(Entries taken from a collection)
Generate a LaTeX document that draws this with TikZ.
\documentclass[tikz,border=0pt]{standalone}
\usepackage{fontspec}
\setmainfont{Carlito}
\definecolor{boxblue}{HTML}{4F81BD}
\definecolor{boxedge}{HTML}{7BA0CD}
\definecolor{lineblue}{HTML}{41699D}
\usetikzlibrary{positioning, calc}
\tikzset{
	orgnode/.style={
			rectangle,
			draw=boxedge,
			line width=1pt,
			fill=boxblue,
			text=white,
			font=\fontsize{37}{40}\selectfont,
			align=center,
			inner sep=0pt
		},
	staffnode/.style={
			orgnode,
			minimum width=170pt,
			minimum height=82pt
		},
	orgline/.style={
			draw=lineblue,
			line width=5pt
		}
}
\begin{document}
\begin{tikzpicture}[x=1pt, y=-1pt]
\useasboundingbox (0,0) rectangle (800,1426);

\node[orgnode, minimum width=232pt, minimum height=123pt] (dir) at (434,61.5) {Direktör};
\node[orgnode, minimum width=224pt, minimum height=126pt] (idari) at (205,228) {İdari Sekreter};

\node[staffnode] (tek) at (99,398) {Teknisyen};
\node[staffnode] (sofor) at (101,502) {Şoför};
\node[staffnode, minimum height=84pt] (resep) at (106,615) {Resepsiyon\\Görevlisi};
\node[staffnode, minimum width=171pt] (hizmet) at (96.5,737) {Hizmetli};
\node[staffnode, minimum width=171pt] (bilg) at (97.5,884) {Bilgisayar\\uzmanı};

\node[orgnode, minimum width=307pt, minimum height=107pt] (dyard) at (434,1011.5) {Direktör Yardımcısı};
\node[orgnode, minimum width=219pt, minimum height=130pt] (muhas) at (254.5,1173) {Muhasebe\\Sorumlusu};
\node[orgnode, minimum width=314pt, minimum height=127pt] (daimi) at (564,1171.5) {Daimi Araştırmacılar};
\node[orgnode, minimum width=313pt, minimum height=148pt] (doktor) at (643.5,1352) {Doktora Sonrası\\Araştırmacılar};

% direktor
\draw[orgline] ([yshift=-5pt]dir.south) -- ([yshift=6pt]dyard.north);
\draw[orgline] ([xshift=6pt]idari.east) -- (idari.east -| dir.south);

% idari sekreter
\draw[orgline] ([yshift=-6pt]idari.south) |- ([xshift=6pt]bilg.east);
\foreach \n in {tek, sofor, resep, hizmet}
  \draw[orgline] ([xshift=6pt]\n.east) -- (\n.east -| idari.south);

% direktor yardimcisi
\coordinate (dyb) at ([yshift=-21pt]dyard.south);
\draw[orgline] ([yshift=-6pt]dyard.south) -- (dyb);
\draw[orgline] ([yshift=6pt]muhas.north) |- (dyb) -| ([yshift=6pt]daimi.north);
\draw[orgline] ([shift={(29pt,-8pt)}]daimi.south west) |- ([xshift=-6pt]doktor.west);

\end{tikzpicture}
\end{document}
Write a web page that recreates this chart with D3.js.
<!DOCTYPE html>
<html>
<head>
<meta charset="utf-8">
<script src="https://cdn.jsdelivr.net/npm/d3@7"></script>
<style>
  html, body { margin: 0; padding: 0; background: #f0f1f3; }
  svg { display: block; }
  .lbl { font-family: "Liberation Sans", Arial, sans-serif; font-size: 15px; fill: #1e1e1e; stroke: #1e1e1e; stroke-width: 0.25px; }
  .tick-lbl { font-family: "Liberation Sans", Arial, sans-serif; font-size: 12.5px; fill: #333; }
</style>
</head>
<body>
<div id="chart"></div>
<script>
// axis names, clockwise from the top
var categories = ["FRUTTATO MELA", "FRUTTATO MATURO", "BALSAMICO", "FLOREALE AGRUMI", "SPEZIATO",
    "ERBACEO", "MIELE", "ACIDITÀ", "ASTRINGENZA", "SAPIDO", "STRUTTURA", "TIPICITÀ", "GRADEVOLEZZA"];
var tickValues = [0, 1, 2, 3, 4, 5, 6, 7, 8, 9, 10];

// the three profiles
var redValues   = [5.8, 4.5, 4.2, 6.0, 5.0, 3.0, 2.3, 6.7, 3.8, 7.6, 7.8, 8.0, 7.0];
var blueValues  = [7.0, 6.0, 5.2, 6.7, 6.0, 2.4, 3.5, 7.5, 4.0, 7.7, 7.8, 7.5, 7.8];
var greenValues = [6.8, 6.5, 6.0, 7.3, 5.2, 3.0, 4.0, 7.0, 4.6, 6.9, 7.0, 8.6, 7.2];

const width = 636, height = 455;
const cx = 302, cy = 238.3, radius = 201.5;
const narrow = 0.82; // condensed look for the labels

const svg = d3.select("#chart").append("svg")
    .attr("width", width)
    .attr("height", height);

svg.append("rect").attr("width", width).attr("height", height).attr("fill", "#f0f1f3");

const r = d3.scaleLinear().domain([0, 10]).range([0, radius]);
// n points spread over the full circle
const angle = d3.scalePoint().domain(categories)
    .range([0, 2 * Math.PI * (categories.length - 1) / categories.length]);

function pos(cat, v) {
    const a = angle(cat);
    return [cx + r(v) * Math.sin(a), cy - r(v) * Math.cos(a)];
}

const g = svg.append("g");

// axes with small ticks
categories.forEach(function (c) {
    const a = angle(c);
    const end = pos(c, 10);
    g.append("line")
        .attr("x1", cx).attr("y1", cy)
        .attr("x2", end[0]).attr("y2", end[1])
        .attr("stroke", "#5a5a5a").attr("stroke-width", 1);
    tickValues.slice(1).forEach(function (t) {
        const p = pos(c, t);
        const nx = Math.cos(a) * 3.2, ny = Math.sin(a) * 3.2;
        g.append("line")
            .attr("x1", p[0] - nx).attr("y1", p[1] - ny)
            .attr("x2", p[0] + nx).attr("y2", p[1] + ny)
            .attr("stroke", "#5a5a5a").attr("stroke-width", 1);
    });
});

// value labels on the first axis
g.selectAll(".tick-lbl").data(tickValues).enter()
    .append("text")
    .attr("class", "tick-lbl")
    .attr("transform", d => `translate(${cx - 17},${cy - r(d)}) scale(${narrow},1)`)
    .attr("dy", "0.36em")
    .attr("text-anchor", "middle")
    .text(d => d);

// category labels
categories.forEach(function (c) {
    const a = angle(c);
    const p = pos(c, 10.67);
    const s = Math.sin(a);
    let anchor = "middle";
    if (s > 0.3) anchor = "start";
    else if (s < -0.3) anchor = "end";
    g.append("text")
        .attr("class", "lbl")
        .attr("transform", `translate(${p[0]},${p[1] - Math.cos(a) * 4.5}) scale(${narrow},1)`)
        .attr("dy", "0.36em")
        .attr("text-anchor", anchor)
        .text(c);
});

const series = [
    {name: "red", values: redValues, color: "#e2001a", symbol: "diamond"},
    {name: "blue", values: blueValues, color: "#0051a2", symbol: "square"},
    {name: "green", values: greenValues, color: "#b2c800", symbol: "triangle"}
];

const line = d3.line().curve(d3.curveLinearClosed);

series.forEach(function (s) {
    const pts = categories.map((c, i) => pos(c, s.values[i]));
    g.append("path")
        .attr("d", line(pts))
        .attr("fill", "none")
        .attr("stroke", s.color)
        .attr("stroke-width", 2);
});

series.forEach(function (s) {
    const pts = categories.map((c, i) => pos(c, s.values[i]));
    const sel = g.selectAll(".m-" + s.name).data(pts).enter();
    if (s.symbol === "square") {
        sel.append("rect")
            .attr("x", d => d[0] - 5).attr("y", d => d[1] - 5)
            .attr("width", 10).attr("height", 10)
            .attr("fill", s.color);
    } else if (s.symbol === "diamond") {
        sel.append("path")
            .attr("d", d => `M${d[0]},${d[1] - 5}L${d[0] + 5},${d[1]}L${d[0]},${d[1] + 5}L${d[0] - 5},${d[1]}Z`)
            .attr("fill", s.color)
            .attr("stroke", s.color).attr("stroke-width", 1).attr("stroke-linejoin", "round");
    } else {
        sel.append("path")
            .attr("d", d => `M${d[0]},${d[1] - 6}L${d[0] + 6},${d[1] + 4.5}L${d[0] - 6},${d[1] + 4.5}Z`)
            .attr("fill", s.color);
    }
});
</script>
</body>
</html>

:: Exercise task ::
Beginning at the first line of the records, give again each line exactly as written, ending with the line that contains "minimum width=171pt] (bilg)".

:: Reply to the task ::
Generate a LaTeX document that draws this with TikZ.
\documentclass[tikz,border=0pt]{standalone}
\usepackage{fontspec}
\setmainfont{Carlito}
\definecolor{boxblue}{HTML}{4F81BD}
\definecolor{boxedge}{HTML}{7BA0CD}
\definecolor{lineblue}{HTML}{41699D}
\usetikzlibrary{positioning, calc}
\tikzset{
	orgnode/.style={
			rectangle,
			draw=boxedge,
			line width=1pt,
			fill=boxblue,
			text=white,
			font=\fontsize{37}{40}\selectfont,
			align=center,
			inner sep=0pt
		},
	staffnode/.style={
			orgnode,
			minimum width=170pt,
			minimum height=82pt
		},
	orgline/.style={
			draw=lineblue,
			line width=5pt
		}
}
\begin{document}
\begin{tikzpicture}[x=1pt, y=-1pt]
\useasboundingbox (0,0) rectangle (800,1426);

\node[orgnode, minimum width=232pt, minimum height=123pt] (dir) at (434,61.5) {Direktör};
\node[orgnode, minimum width=224pt, minimum height=126pt] (idari) at (205,228) {İdari Sekreter};

\node[staffnode] (tek) at (99,398) {Teknisyen};
\node[staffnode] (sofor) at (101,502) {Şoför};
\node[staffnode, minimum height=84pt] (resep) at (106,615) {Resepsiyon\\Görevlisi};
\node[staffnode, minimum width=171pt] (hizmet) at (96.5,737) {Hizmetli};
\node[staffnode, minimum width=171pt] (bilg) at (97.5,884) {Bilgisayar\\uzmanı};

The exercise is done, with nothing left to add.